Most of all, my heart is broken for those who have been hurt here. Even little bits for Roger, although my immediate reaction is still one of anger. It's at times like this, when relationship between people is so obviously broken, that I cry out the loudest "Maranatha! Come, Lord Jesus." It's at times like this that 1 Corinthians 15:19 hits home the hardest. "If in Christ we have hope in this life only, we are of all people most to be pitied." (ESV) Someday we will live where there are no more tears; where we will be in perfect relationship with God and with one another. But that day is not yet here, and so my heart longs more and more for it.

I have found Psalm 55 to be a great comfort now twice when friends have turned on God and others.

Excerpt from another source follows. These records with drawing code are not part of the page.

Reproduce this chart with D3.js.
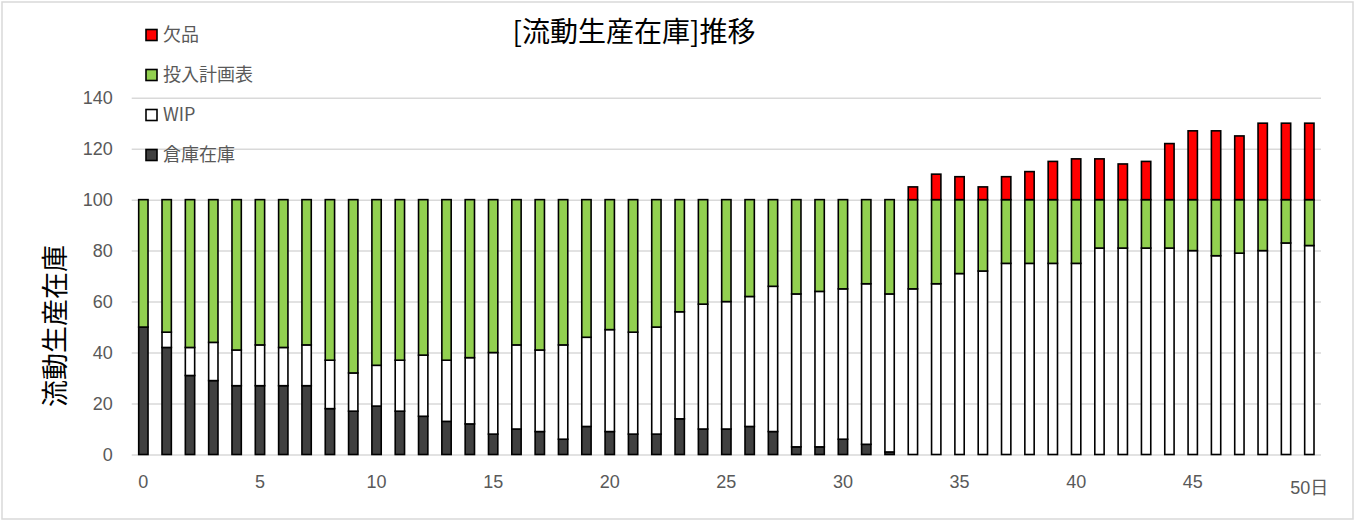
<!DOCTYPE html>
<html><head><meta charset="utf-8">
<script src="https://cdn.jsdelivr.net/npm/d3@7"></script>
<style>
html,body{margin:0;padding:0;background:#fff;}
svg{display:block;}
</style></head>
<body>
<svg id="chart" width="1357" height="522"></svg>
<script>
const days = d3.range(0, 51);
const stock = [50,42,31,29,27,27,27,27,18,17,19,17,15,13,12,8,10,9,6,11,9,8,8,14,10,10,11,9,3,3,6,4,1,0,0,0,0,0,0,0,0,0,0,0,0,0,0,0,0,0,0];
const wip = [0,6,11,15,14,16,15,16,19,15,16,20,24,24,26,32,33,32,37,35,40,40,42,42,49,50,51,57,60,61,59,63,62,65,67,71,72,75,75,75,75,81,81,81,81,80,78,79,80,83,82];
const plan = [50,52,58,56,59,57,58,57,63,68,65,63,61,63,62,60,57,59,57,54,51,52,50,44,41,40,38,34,37,36,35,33,37,35,33,29,28,25,25,25,25,19,19,19,19,20,22,21,20,17,18];
const shortage = [0,0,0,0,0,0,0,0,0,0,0,0,0,0,0,0,0,0,0,0,0,0,0,0,0,0,0,0,0,0,0,0,0,5,10,9,5,9,11,15,16,16,14,15,22,27,27,25,30,30,30];
const seriesNames = ["倉庫在庫","WIP","投入計画表","欠品"];
const seriesColors = ["#404040","#ffffff","#92d050","#ff0000"];
const yTicks = [0,20,40,60,80,100,120,140];
const xTickDays = [0,5,10,15,20,25,30,35,40,45,50];
const xTickLabels = ["0","5","10","15","20","25","30","35","40","45","50日"];
const title = "[流動生産在庫]推移";
const yTitle = "流動生産在庫";

(function(){
const keys = ["stock","wip","plan","shortage"];
const table = days.map((d,i)=>({day:d, stock:stock[i], wip:wip[i], plan:plan[i], shortage:shortage[i]}));
const stacked = d3.stack().keys(keys)(table);

const svg = d3.select("#chart");
const pl = 131.7, pr = 1321, pt = 97.7, pb = 454.5;
const x = d3.scaleBand().domain(days).range([pl, pr]).paddingInner(0.6).paddingOuter(0.3);
const y = d3.scaleLinear().domain([0,140]).range([pb, pt]);
const tickFont = "'Liberation Sans','Noto Sans CJK JP',sans-serif";

svg.append("rect").attr("x",2).attr("y",2).attr("width",1351).attr("height",517)
  .attr("fill","#fff").attr("stroke","#d9d9d9").attr("stroke-width",1.5);

const yAxis = d3.axisLeft(y).tickValues(yTicks).tickSize(-(pr-pl)).tickPadding(19);
const gy = svg.append("g").attr("transform",`translate(${pl},0)`).call(yAxis);
gy.select(".domain").remove();
gy.selectAll(".tick line").attr("stroke","#d9d9d9").attr("stroke-width",1.5);
gy.selectAll(".tick text").attr("fill","#595959").style("font-size","18px").style("font-family",tickFont);

const layers = svg.append("g").selectAll("g").data(stacked).join("g")
  .attr("fill",(d,i)=>seriesColors[i]);
layers.selectAll("rect").data(d=>d.filter(s=>s[1]-s[0]>0)).join("rect")
  .attr("x",d=>x(d.data.day))
  .attr("width",x.bandwidth())
  .attr("y",d=>y(d[1]))
  .attr("height",d=>y(d[0])-y(d[1]))
  .attr("stroke","#000").attr("stroke-width",1.6);

const xAxis = d3.axisBottom(x).tickValues(xTickDays).tickSize(0).tickPadding(21)
  .tickFormat((d,i)=>xTickLabels[i]);
const gx = svg.append("g").attr("transform",`translate(0,${pb})`).call(xAxis);
gx.select(".domain").remove();
gx.selectAll(".tick text").attr("fill","#595959").style("font-size","18px").style("font-family",tickFont)
  .attr("dy",(d,i)=> i===xTickLabels.length-1 ? "1.05em" : "0.71em");

svg.append("text").attr("x",634).attr("y",42).attr("text-anchor","middle")
  .style("font-family","'Noto Sans CJK JP',sans-serif").style("font-size","28px").attr("fill","#000")
  .text(title);

svg.append("text").attr("transform","translate(65,326) rotate(-90)").attr("text-anchor","middle")
  .style("font-family","'Noto Sans CJK JP',sans-serif").style("font-size","27px").attr("fill","#000")
  .text(yTitle);

const legendOrder = [3,2,1,0];
const lg = svg.append("g").selectAll("g").data(legendOrder).join("g")
  .attr("transform",(d,i)=>`translate(146,${35+i*40})`);
lg.append("rect").attr("x",0).attr("y",-5.5).attr("width",11).attr("height",11)
  .attr("fill",d=>seriesColors[d]).attr("stroke","#000").attr("stroke-width",1.6);
lg.append("text").attr("x",17).attr("y",0).attr("dy","0.36em")
  .style("font-family","'Noto Sans CJK JP',sans-serif").style("font-size","18px").attr("fill","#595959")
  .text(d=>seriesNames[d]);
})();
</script>
</body></html>
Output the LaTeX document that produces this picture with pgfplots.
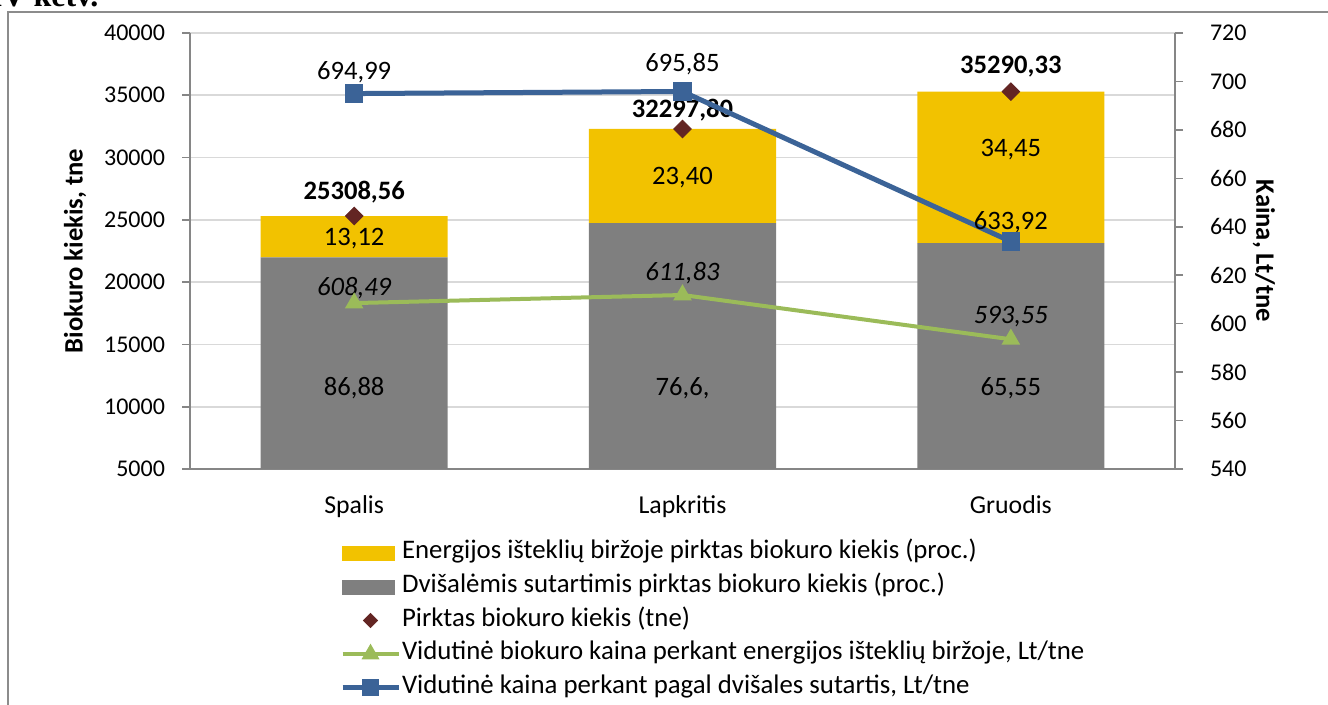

"For it is not an enemy who taunts me—
    then I could bear it;
it is not an adversary who deals insolently with me—
    then I could hide from him.
But it is you, a man, my equal,
    my companion, my familiar friend.
We used to take sweet counsel together;
    within God's house we walked in the throng...
My companion stretched out his hand against his friends;
    he violated his covenant.
His speech was smooth as butter,
    yet war was in his heart;
his words were softer than oil,
    yet they were drawn swords."

David experienced real life, and this was part of it. These words describe so well what has happened with Roger. But it is the words that follow what is above that floor me, and offer the greatest hope.

"Cast your burden on the LORD,
    and he will sustain you;
he will never permit
    the righteous to be moved."

Amen. And may God grant me the grace to walk with those who have been hurt by Roger in love and without bitterness, and to walk in gentleness with Roger to help restore him (Gal.6:1).